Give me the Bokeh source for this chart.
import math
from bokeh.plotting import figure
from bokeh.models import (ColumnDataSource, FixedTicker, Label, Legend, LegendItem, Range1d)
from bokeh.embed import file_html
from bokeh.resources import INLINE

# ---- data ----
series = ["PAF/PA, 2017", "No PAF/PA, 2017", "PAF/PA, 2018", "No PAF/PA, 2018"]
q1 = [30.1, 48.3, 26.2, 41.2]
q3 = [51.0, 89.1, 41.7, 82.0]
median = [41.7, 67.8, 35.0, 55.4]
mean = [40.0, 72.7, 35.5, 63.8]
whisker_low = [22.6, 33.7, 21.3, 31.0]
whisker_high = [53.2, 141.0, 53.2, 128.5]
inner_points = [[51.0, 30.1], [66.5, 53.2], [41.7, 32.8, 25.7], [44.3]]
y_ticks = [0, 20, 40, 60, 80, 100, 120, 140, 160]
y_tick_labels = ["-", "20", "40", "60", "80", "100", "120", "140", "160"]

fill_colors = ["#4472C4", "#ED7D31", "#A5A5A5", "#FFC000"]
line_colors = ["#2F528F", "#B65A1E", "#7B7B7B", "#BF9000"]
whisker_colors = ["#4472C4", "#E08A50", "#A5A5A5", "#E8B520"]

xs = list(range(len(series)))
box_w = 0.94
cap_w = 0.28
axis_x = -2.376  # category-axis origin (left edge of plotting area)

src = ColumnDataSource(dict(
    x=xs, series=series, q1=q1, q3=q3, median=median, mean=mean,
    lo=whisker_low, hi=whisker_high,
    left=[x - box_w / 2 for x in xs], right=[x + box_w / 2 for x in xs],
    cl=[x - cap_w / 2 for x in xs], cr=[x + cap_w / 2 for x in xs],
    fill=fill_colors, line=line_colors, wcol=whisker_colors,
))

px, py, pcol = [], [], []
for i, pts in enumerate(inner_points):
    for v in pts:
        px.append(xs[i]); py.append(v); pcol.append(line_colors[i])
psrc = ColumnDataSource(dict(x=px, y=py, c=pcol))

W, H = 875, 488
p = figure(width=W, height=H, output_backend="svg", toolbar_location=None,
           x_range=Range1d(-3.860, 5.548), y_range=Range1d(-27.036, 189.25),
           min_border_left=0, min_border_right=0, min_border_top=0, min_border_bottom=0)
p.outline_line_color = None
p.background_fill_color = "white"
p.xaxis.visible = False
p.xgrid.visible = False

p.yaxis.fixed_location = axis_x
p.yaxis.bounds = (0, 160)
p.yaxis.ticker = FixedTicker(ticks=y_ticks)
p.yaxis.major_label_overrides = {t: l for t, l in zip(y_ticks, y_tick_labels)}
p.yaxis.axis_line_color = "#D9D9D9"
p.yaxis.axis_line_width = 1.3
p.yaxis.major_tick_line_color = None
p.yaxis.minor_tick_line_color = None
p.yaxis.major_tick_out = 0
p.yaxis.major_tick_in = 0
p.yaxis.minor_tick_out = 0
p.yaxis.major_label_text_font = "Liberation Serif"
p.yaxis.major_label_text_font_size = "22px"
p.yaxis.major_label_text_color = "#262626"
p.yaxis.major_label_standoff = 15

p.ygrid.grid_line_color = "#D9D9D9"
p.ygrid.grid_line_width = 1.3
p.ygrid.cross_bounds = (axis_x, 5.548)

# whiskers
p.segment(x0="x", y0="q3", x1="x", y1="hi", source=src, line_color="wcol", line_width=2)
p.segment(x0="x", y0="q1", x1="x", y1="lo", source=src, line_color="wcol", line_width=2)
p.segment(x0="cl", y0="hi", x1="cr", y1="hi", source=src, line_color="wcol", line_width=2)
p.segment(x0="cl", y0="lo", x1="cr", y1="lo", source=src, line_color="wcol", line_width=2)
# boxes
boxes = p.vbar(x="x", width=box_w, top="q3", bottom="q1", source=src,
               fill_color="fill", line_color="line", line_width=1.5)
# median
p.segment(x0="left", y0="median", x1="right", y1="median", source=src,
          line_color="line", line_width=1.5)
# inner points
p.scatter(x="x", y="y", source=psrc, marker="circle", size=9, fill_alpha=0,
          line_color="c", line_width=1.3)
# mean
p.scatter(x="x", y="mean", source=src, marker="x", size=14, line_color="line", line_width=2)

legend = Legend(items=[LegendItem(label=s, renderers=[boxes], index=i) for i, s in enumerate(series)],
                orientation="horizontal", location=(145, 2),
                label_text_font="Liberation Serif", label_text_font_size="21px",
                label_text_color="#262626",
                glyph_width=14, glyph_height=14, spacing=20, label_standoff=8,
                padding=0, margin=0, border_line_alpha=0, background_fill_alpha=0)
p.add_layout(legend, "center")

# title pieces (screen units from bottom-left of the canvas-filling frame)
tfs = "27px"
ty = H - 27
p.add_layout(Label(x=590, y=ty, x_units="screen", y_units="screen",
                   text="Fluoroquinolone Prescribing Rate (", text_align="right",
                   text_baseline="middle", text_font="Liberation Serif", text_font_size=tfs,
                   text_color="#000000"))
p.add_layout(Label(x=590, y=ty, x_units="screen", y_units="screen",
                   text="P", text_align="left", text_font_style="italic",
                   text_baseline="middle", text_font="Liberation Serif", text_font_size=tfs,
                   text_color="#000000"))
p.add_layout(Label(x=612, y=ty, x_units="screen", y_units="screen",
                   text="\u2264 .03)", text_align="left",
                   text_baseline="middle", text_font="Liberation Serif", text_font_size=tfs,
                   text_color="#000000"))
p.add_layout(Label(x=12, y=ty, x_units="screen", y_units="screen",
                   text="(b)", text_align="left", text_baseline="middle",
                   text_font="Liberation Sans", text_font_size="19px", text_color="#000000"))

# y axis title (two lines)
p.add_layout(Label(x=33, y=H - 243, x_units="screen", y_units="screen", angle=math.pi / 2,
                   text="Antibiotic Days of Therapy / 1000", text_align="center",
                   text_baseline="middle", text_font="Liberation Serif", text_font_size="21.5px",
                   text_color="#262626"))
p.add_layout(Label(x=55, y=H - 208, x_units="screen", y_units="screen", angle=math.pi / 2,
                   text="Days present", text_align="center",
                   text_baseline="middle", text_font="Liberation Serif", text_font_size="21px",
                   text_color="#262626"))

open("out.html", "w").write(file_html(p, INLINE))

# [Task description]
Quote exactly the opening line of the material above and every line after it, up to and including the line that contains "axis_x = -2.376".

# [Output of the task]
Give me the Bokeh source for this chart.
import math
from bokeh.plotting import figure
from bokeh.models import (ColumnDataSource, FixedTicker, Label, Legend, LegendItem, Range1d)
from bokeh.embed import file_html
from bokeh.resources import INLINE

# ---- data ----
series = ["PAF/PA, 2017", "No PAF/PA, 2017", "PAF/PA, 2018", "No PAF/PA, 2018"]
q1 = [30.1, 48.3, 26.2, 41.2]
q3 = [51.0, 89.1, 41.7, 82.0]
median = [41.7, 67.8, 35.0, 55.4]
mean = [40.0, 72.7, 35.5, 63.8]
whisker_low = [22.6, 33.7, 21.3, 31.0]
whisker_high = [53.2, 141.0, 53.2, 128.5]
inner_points = [[51.0, 30.1], [66.5, 53.2], [41.7, 32.8, 25.7], [44.3]]
y_ticks = [0, 20, 40, 60, 80, 100, 120, 140, 160]
y_tick_labels = ["-", "20", "40", "60", "80", "100", "120", "140", "160"]

fill_colors = ["#4472C4", "#ED7D31", "#A5A5A5", "#FFC000"]
line_colors = ["#2F528F", "#B65A1E", "#7B7B7B", "#BF9000"]
whisker_colors = ["#4472C4", "#E08A50", "#A5A5A5", "#E8B520"]

xs = list(range(len(series)))
box_w = 0.94
cap_w = 0.28
axis_x = -2.376  # category-axis origin (left edge of plotting area)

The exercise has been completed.